Sept 3, 2014–I heard a piece on radio recently about “the last paperboy.” Some small town in the Midwest still uses paperboys to deliver the daily editions.

It stirred ink-stained memories, so I dug through boxes and found my canvas newspaper bag, my collection book, and even my drawstring pouch for carrying coins.

It feels so far ago. Hiring kids to sling newspapers on porches seems as antediluvian as sending children down into the coal mines.

I remember when we moved from the farm to Iowa City, and I watched with envy as the older neighbor boy ran his route. Sometimes he let me tag along.

One day he said he was going to quit and wondered if I’d be interested in taking over his route. Of course. But you had to be 12 years old, and I was only 11. Apparently I impressed the circulation manager at the Iowa City Press-Citizen, because he gave me the job.

Looking back now, I realize it was a big job for a small boy.

I delivered six afternoons a week. Then I’d go back out collecting two nights a week after my regular route. I had to rush home right after school to pick up the bundle of papers tossed on my curb. No clubs or sports for me.

I walked, delivering 65 newspapers. My route took me across major highways, through trailer parks, past cemeteries. Half the year I was doing it in the dark, and in the biting Midwestern cold and snow. Some nights my teeth actually chattered.

I remember feeling alone and forlorn as I trudged the snow-filled streets after dark, looking with longing into the windows of homes as families sat around the TV sets in their warm living rooms.
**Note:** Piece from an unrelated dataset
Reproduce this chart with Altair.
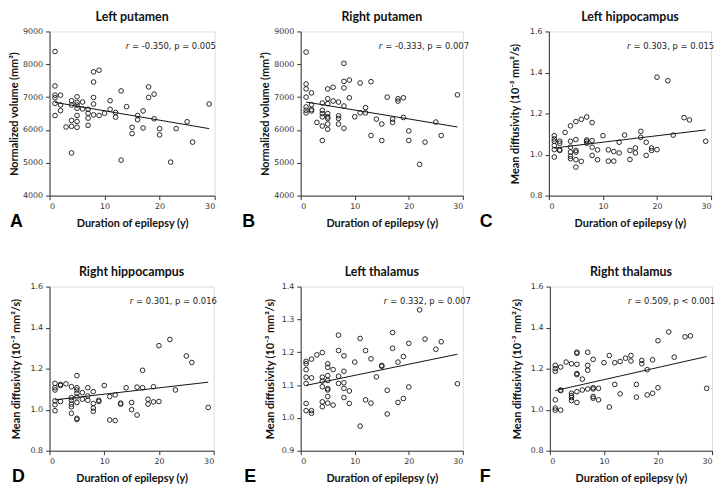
import altair as alt
import pandas as pd

# ---------------- data ----------------
# A: Left putamen (normalized volume, mm^3)
a_dur = [1,1,1,1,1,1,2,2,2,3,4,4,4,4,4,5,5,5,5,5,5,5,6,6,7,7,7,7,8,8,8,8,8,9,9,10,11,11,12,12,13,13,14,15,15,16,16,17,17,18,18,19,19,20,20,22,23,25,26,29]
a_val = [8390,7340,7060,6980,6810,6440,7060,6760,6590,6090,6890,6760,6290,6110,5300,7010,6840,6760,6660,6440,6260,6080,6850,6640,6630,6510,6360,6140,7770,7460,6990,6790,6460,7820,6440,6510,6890,6630,6530,6390,7190,5080,6710,6080,5890,6440,6310,6580,6060,7310,6990,7090,6340,6040,5850,5020,6040,6250,5630,6790]

# B: Right putamen
b_dur = [1,1,1,1,1,1,1,2,2,2,2,3,4,4,4,4,4,4,5,5,5,5,5,5,5,5,6,6,7,7,7,7,8,8,8,8,8,9,9,10,11,11,12,12,13,13,14,15,15,16,17,17,18,18,19,19,20,20,22,23,25,26,29]
b_val = [8370,7400,7250,7000,6700,6600,6520,7130,6770,6620,6580,6230,6820,6600,6500,6400,6120,5680,7250,6950,6800,6500,6400,6350,6180,6020,7300,6880,6850,6430,6350,6180,8030,7480,7280,6730,6050,7520,6980,6400,7430,6520,6680,6520,7470,5830,6330,6180,5680,7000,6330,6230,6950,6880,6980,6380,5970,5680,4950,5630,6240,5830,7070]

# C: Left hippocampus (mean diffusivity, 10^-3 mm^2/s)
c_dur = [1,1,1,1,1,1,2,2,2,2,3,4,4,4,4,4,4,5,5,5,5,5,5,6,6,7,7,7,7,8,8,8,8,9,9,10,11,11,12,12,13,13,14,15,15,16,16,17,17,18,18,19,19,20,20,22,23,25,26,29]
c_val = [1.092,1.076,1.065,1.044,1.024,0.988,1.065,1.055,1.023,1.020,1.108,1.140,1.065,1.036,1.012,0.992,0.980,1.161,1.073,1.020,1.012,0.975,0.939,1.172,0.967,1.183,1.071,1.065,1.055,1.156,1.068,1.036,0.996,1.023,0.975,1.092,1.023,0.968,1.015,0.968,1.060,1.008,1.095,1.020,0.976,1.032,1.008,1.113,1.084,1.060,0.996,1.032,1.020,1.024,1.377,1.360,1.095,1.180,1.169,1.065]

# D: Right hippocampus
d_dur = [1,1,1,1,1,1,2,2,2,3,4,4,4,4,4,4,5,5,5,5,5,5,5,5,6,6,7,7,7,8,8,8,8,9,9,10,11,11,12,12,13,13,14,15,15,16,16,17,17,18,18,19,19,20,20,22,23,25,26,29]
d_val = [1.128,1.107,1.096,1.043,1.024,0.995,1.123,1.118,1.040,1.126,1.112,1.059,1.046,1.027,1.014,0.982,1.166,1.107,1.096,1.080,1.062,1.035,0.958,0.952,1.083,1.051,1.107,1.067,1.046,1.088,1.030,1.008,0.992,1.046,1.040,1.118,1.064,0.950,1.072,0.947,1.032,1.027,1.107,1.035,1.000,1.110,0.974,1.192,1.107,1.051,1.027,1.112,1.038,1.312,1.040,1.342,1.096,1.262,1.230,1.011]

# E: Left thalamus
e_dur = [1,1,1,1,1,1,1,2,2,2,2,3,4,4,4,4,4,4,5,5,5,5,5,5,5,5,6,6,7,7,7,7,8,8,8,8,8,9,9,10,11,11,12,12,13,13,14,15,15,16,16,17,17,18,18,19,19,20,20,22,23,25,26,29]
e_val = [1.172,1.165,1.147,1.124,1.105,1.044,1.022,1.179,1.122,1.022,1.014,1.192,1.199,1.124,1.112,1.095,1.049,1.034,1.165,1.154,1.129,1.114,1.089,1.085,1.065,1.045,1.147,1.039,1.252,1.205,1.127,1.105,1.189,1.142,1.107,1.090,1.062,1.082,1.044,1.170,1.242,0.975,1.205,1.055,1.180,1.045,1.125,1.160,1.157,1.084,1.012,1.260,1.212,1.170,1.047,1.187,1.059,1.227,1.094,1.329,1.240,1.209,1.232,1.104]

# F: Right thalamus
f_dur = [1,1,1,1,1,1,2,2,2,2,3,4,4,4,4,4,5,5,5,5,5,5,5,6,6,7,7,7,7,8,8,8,8,8,9,9,10,11,11,12,12,13,13,14,15,15,16,16,17,17,18,18,19,19,20,20,22,23,25,26,29]
f_val = [1.216,1.200,1.187,1.048,1.008,0.998,1.208,1.096,1.093,0.998,1.232,1.224,1.080,1.069,1.059,1.045,1.280,1.275,1.221,1.176,1.171,1.088,1.035,1.149,1.096,1.280,1.216,1.192,1.101,1.245,1.107,1.101,1.064,1.056,1.104,1.048,1.229,1.264,1.013,1.229,1.123,1.235,1.077,1.251,1.264,1.237,1.123,1.061,1.240,1.224,1.195,1.072,1.243,1.080,1.336,1.107,1.379,1.256,1.355,1.360,1.104]

# fitted lines (end points)
fit_dur = [1, 29]
fit_vals = {
    "A": [6840, 6040], "B": [6850, 6090], "C": [1.032, 1.120],
    "D": [1.048, 1.134], "E": [1.099, 1.194], "F": [1.093, 1.259],
}
titles = {"A": "Left putamen", "B": "Right putamen", "C": "Left hippocampus",
          "D": "Right hippocampus", "E": "Left thalamus", "F": "Right thalamus"}
r_vals = {"A": "-0.350", "B": "-0.333", "C": "0.303", "D": "0.301", "E": "0.332", "F": "0.509"}
p_vals = {"A": "= 0.005", "B": "= 0.007", "C": "= 0.015", "D": "= 0.016", "E": "= 0.007", "F": "< 0.001"}
x_ticks = [0, 10, 20, 30]
vol_ticks = [4000, 5000, 6000, 7000, 8000, 9000]
md_ticks = [0.8, 1.0, 1.2, 1.4, 1.6]
thal_ticks = [0.9, 1.0, 1.1, 1.2, 1.3, 1.4]
vol_title = "Normalized volume (mm³)"
md_title = "Mean diffusivity (10⁻³ mm²/s)"
x_title = "Duration of epilepsy (y)"

data = {"A": (a_dur, a_val), "B": (b_dur, b_val), "C": (c_dur, c_val),
        "D": (d_dur, d_val), "E": (e_dur, e_val), "F": (f_dur, f_val)}

# ---------------- layout / style ----------------
H = 166
layout = {
    "A": dict(w=167, lx=-40, sx=77, tx=-35, yt=vol_ticks, fmt="d", yl=vol_title),
    "B": dict(w=164, lx=-59, sx=79, tx=-36, yt=vol_ticks, fmt="d", yl=vol_title),
    "C": dict(w=164, lx=-70, sx=79, tx=-34, yt=md_ticks, fmt=".1f", yl=md_title),
    "D": dict(w=166, lx=-38, sx=81, tx=-33, yt=md_ticks, fmt=".1f", yl=md_title),
    "E": dict(w=164, lx=-57, sx=84, tx=-30, yt=thal_ticks, fmt=".1f", yl=md_title),
    "F": dict(w=164, lx=-71, sx=79, tx=-33, yt=md_ticks, fmt=".1f", yl=md_title),
}

LABEL_FONT = "DejaVu Sans"
TITLE_FONT = "Lato"


def panel(key):
    L = layout[key]
    W = L["w"]
    xs, ys = data[key]
    df = pd.DataFrame({"x": xs, "y": ys})
    fit = pd.DataFrame({"x": fit_dur, "y": fit_vals[key]})
    yt = L["yt"]
    x_scale = alt.Scale(domain=[0, 30], nice=False, zero=False)
    y_scale = alt.Scale(domain=[yt[0], yt[-1]], nice=False, zero=False)
    x_axis = alt.Axis(values=x_ticks, title=x_title, titleY=28, titleBaseline="middle",
                      grid=False, tickSize=4, labelPadding=3, domainColor="#333",
                      tickColor="#333", labelColor="#333", labelFont=LABEL_FONT,
                      labelFontSize=8, titleFont=TITLE_FONT, titleFontSize=11,
                      titleFontWeight="bold", titleColor="#111")
    y_axis = alt.Axis(values=yt, format=L["fmt"], title=L["yl"], titleX=L["tx"],
                      titleBaseline="middle", grid=False, tickSize=4, labelPadding=3,
                      domainColor="#333", tickColor="#333", labelColor="#333",
                      labelFont=LABEL_FONT, labelFontSize=8, titleFont=TITLE_FONT,
                      titleFontSize=11, titleFontWeight="bold", titleColor="#111")
    X = alt.X("x:Q", scale=x_scale, axis=x_axis)
    Y = alt.Y("y:Q", scale=y_scale, axis=y_axis)
    pts = alt.Chart(df).mark_point(shape="circle", filled=False, color="#111",
                                   size=22, strokeWidth=0.9, opacity=1).encode(x=X, y=Y)
    line = alt.Chart(fit).mark_line(color="#111", strokeWidth=1).encode(x=X, y=Y)
    lab = pd.DataFrame({"t": [titles[key]], "r": ["r"],
                        "s": [f"= {r_vals[key]}, p {p_vals[key]}"], "k": [key]})
    base = alt.Chart(lab)
    ttl = base.mark_text(font=TITLE_FONT, fontSize=12.5, fontWeight="bold", color="#111",
                         baseline="middle", align="center").encode(
        text="t:N", x=alt.value(W / 2), y=alt.value(-14.5))
    r_it = base.mark_text(font=LABEL_FONT, fontSize=8.5, fontStyle="italic", color="#222",
                          baseline="middle", align="left").encode(
        text="r:N", x=alt.value(L["sx"]), y=alt.value(14.5))
    stat = base.mark_text(font=LABEL_FONT, fontSize=8.5, color="#222",
                          baseline="middle", align="left").encode(
        text="s:N", x=alt.value(L["sx"] + 6.5), y=alt.value(14.5))
    letter = base.mark_text(font="Liberation Sans", fontSize=18, fontWeight="bold",
                            color="#000", baseline="middle", align="left").encode(
        text="k:N", x=alt.value(L["lx"]), y=alt.value(H + 27))
    return alt.layer(pts, line, ttl, r_it, stat, letter).properties(width=W, height=H)


row1 = alt.hconcat(panel("A"), panel("B"), panel("C"), spacing=87, bounds="flush")
row2 = alt.hconcat(panel("D"), panel("E"), panel("F"), spacing=88, bounds="flush")
chart = alt.vconcat(row1, row2, spacing=34).properties(padding=0).configure_view(
    stroke=None).configure(background="white")

chart.save("out.html", embed_options={"renderer": "svg", "actions": False})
I remember having to take the loss when people skipped out without paying.

There were rewards, too.

Every Saturday, I would take my collections, ride my bike the 15 blocks downtown to the Press-Citizen, and dutifully count out the coins. All that was left every week was mine. Usually it amounted to $5, an unimagined fortune at a time when donuts cost a dime at Barbara’s Bakery, which is where I headed right after payday.

(I ordered either a long john or “cowpie”–what we called those crisp, flat, cinnamon-type rolls. If I recall, one cost a dime, and the other was 12 cents, so it depended on my budget which one I bought. But I always added one of those fudge brownies. Ruined many a lunch.)

When I got new subscriptions, I could collect prizes. One was a pocket hand warmer. It was basically a lighter fluid-filled flask that burned a hole in your coat pocket and didn’t keep your hands warm.

Newspaper boys (and girls) are no more. It has nothing to do with circulation change. I imagine it goes back to the disappearance of the newspaper boy in Des Moines in 1982. The world became a place where you couldn’t send a 12-year-old kid out alone.

How sad. Being a paperboy wasn’t just a job. It was my first business. I learned how to ask for a sale, how to save money, how to be responsible, and the increased value of deferred rewards.

Most of all, I learned about myself. Those daily two hours spent alone walking was the first experience this preadolescent had with solitude and thoughtfulness. It’s when I started pondering life, seeing the world from a larger perspective than I had inside my family. It was a privilege and an honor. And it was scary.

It seems that now adulthood is delayed under the banner of “caring and safety.” But is it a crueler crucible to deny children the opportunity to test themselves against the greatest challenge they will ever face–being alone with themselves?